## Direction:
Select each line where the word "page" appears.

--- Start Dataset rows ---

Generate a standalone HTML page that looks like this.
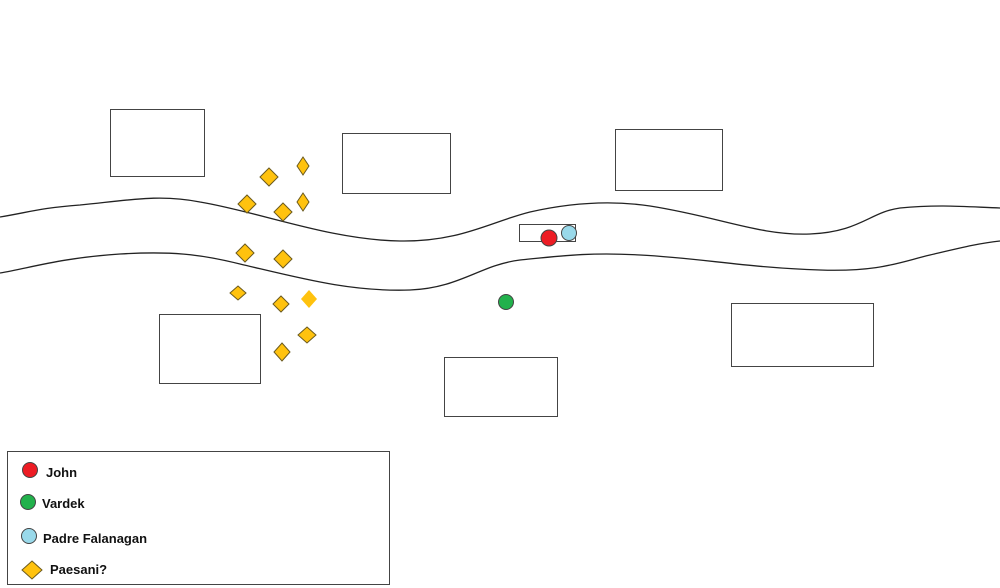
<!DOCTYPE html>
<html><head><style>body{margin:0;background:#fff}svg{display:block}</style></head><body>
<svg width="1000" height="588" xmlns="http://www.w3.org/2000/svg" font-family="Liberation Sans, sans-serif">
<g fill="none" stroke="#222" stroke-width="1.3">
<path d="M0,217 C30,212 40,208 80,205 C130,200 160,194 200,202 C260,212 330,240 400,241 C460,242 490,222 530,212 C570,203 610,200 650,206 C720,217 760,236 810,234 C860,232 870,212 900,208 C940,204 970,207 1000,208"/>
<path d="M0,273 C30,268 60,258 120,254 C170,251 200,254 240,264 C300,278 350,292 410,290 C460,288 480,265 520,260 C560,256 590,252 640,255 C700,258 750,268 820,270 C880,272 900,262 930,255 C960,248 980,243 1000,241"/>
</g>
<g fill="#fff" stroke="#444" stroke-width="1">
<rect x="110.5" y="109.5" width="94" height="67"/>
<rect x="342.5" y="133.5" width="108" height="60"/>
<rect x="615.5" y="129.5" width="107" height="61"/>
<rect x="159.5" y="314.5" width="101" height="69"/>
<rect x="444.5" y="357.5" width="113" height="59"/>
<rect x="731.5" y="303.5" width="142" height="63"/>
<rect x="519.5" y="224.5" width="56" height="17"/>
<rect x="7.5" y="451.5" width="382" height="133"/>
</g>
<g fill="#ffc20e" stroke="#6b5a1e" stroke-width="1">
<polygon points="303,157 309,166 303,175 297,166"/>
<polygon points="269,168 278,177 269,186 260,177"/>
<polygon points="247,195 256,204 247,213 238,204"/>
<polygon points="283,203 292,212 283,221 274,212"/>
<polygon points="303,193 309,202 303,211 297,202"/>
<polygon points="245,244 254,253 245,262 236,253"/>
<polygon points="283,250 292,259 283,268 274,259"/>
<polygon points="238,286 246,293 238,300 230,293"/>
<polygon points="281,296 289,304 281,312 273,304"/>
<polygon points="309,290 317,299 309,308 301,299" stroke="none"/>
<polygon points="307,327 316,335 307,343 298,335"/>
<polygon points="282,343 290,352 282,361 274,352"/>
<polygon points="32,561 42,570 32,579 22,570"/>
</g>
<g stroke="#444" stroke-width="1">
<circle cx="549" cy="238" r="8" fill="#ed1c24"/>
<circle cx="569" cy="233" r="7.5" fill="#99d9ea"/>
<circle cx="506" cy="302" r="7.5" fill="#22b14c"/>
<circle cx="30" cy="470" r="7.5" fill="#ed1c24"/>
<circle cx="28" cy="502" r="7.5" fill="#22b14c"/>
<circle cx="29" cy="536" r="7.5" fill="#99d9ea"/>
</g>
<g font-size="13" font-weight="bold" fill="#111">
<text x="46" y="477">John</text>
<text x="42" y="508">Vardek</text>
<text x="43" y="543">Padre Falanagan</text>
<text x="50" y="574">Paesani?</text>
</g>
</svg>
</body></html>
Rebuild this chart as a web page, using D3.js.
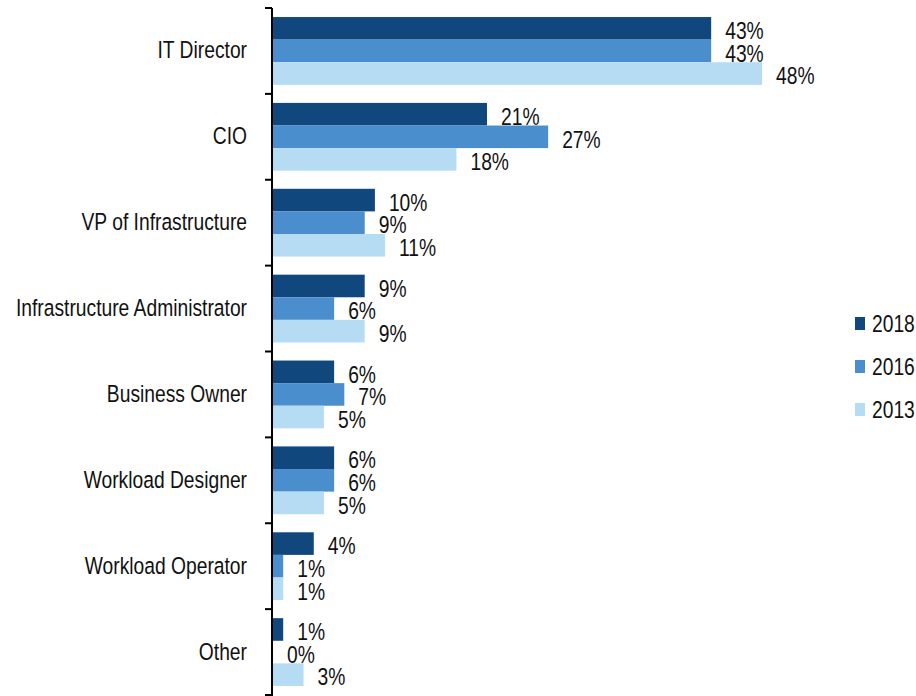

--- End Dataset rows ---

## Response to this task:
Generate a standalone HTML page that looks like this.
Rebuild this chart as a web page, using D3.js.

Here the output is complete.